There’s that word again. Two disparate things connect right here in that word… entertainment. And, the sad truth is that it’s our disordered valuation of entertainment that brings about – that allows to happen – the abuse that scandalizes us. Here, I think, is where we would really find the answer to the question regarding the College’s new tagline and its implications… regarding the complexities of restaurants and food, and what they might say about human wholeness. The casual diner cannot be exonerated in this question of social justice, especially in a culture where he – you, me – prizes entertainment above all else.

A miserable night this would have made, if Mr. Anderson had stopped there. But, he had more for us. A modest solution. A way of finding humanity in all of this… our own, and that of those who work in restaurants.

Toward the end of his lecture, Mr. Anderson spoke of JoAnn Clevenger and her iconic Upperline restaurant. Ms. Clevenger happened to be seated Tuesday night about 5 feet in front of me. Mr. Anderson concluded his lecture with her story, noting that he had just submitted his article about the closing of Upperline an hour before the lecture began. That article, incidentally, was published yesterday in the New York Times. I humbly recommend it to you. Mr. Anderson includes details about Upperline, about Ms. Clevenger, that will certainly inspire you.
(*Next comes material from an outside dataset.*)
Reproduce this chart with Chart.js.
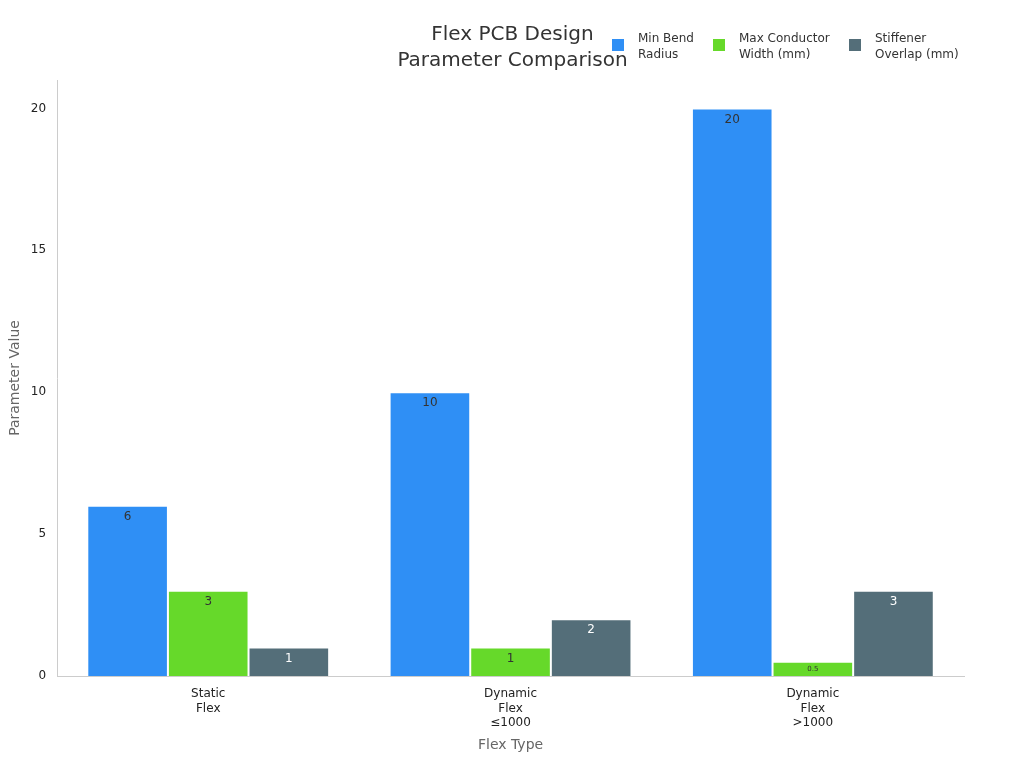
<!DOCTYPE html>
<html><head><meta charset="utf-8">
<script src="https://cdn.jsdelivr.net/npm/chart.js@4/dist/chart.umd.min.js"></script>
<style>
body{margin:0;background:#fff;font-family:"DejaVu Sans",sans-serif;}
#wrap{position:relative;width:1024px;height:768px;}
#title{position:absolute;left:380px;top:20px;width:265px;text-align:center;font-size:20px;color:#333;line-height:26px;}
.leg{position:absolute;top:30px;font-size:12px;color:#333;line-height:16px;}
.sw{position:absolute;left:-26px;top:9px;width:12px;height:12px;}
</style></head><body>
<div id="wrap">
<canvas id="c" width="1024" height="768"></canvas>
<div id="title">Flex PCB Design<br>Parameter Comparison</div>
<div class="leg" style="left:638px"><div class="sw" style="background:#2f8ff5"></div>Min Bend<br>Radius</div>
<div class="leg" style="left:739px"><div class="sw" style="background:#66d92a"></div>Max Conductor<br>Width (mm)</div>
<div class="leg" style="left:875px"><div class="sw" style="background:#546e79"></div>Stiffener<br>Overlap (mm)</div>
</div>
<script>
const categories=[["Static","Flex"],["Dynamic","Flex","≤1000"],["Dynamic","Flex",">1000"]];
const seriesNames=["Min Bend Radius","Max Conductor Width (mm)","Stiffener Overlap (mm)"];
const minBend=[6,10,20];
const maxCond=[3,1,0.5];
const stiff=[1,2,3];
const colors=["#2f8ff5","#66d92a","#546e79"];
const labelColors=["#333","#333","#fff"];
const labelPlugin={id:"lbl",afterDatasetsDraw(ch){const ctx=ch.ctx;ch.data.datasets.forEach((ds,i)=>{ch.getDatasetMeta(i).data.forEach((b,j)=>{const v=ds.data[j];ctx.save();ctx.fillStyle=labelColors[i];ctx.font=(v<1?"7px":"12px")+' "DejaVu Sans"';ctx.textAlign="center";ctx.textBaseline="top";ctx.fillText(String(v),b.x,b.y+(v<1?4:5));ctx.restore();});});}};
new Chart(document.getElementById("c"),{type:"bar",
data:{labels:categories,datasets:[minBend,maxCond,stiff].map((d,i)=>({label:seriesNames[i],data:d,backgroundColor:colors[i],borderColor:"rgba(255,255,255,0.7)",borderWidth:1,categoryPercentage:0.8,barPercentage:1}))},
options:{responsive:false,animation:false,
layout:{padding:{top:80,right:60,left:3,bottom:10}},
plugins:{legend:{display:false},title:{display:false},tooltip:{enabled:false}},
scales:{
x:{grid:{display:false,drawTicks:true},border:{color:"#ccc"},ticks:{color:"#222",font:{size:12,family:"DejaVu Sans"}},title:{display:true,text:"Flex Type",color:"#666",font:{size:14,family:"DejaVu Sans"}}},
y:{min:0,max:21,grid:{display:false},border:{color:"#ccc"},ticks:{stepSize:5,color:"#222",font:{size:12,family:"DejaVu Sans"},callback:v=>v%5===0?v:null},title:{display:true,text:"Parameter Value",color:"#666",font:{size:14,family:"DejaVu Sans"}}}
}},plugins:[labelPlugin]});
</script></body></html>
Char and I with friends Dr. Daniel and Christi Burns at Upperline on December 7, 2018.

Upperline has graced New Orleans for nearly 40 years. JoAnn Clevenger was no chef. And she was no celebrity. At least not in the way that Emeril and Prudhomme and Besh were. She was simply the hostess. But, as it turns out, being the hostess was everything. She shared with Mr. Anderson, and he with us, the concept that she held of the “benevolent circle.” Anderson writes, “She explained what attracted her to hospitality when she worked on Bourbon Street in the 1960s and ‘70s. ‘I remembered things about the customers and the bartenders and the other people that worked on the street,’ she said. ‘And they loved that, and that made me feel good that I made them feel good. It’s a benevolent circle.’” Again, there are stories in that article that you need to read. Read it.

COVID has taken a toll on all of us. And, in a way, it might seem insensitive to be saddened by a business closing due to it. After all, so many people have lost so much more… family, friends. And yet, Upperline, and its 82 year old hostess, was a ray of sunshine in the city of New Orleans. It not only touched the lives of countless people, but Ms. Clevenger and her benevolent circle potentially helped those countless people to touch countless more.

In the end, as Mr. Anderson adequately noted, the only thing – the best thing – we can do to counter the social injustice we encounter is to meet it with curiosity and human connection. Be curious, he urged us. Talk to your waiter or waitress. Ask them if they like the restaurant, if they like working there. Get to know them. Be human.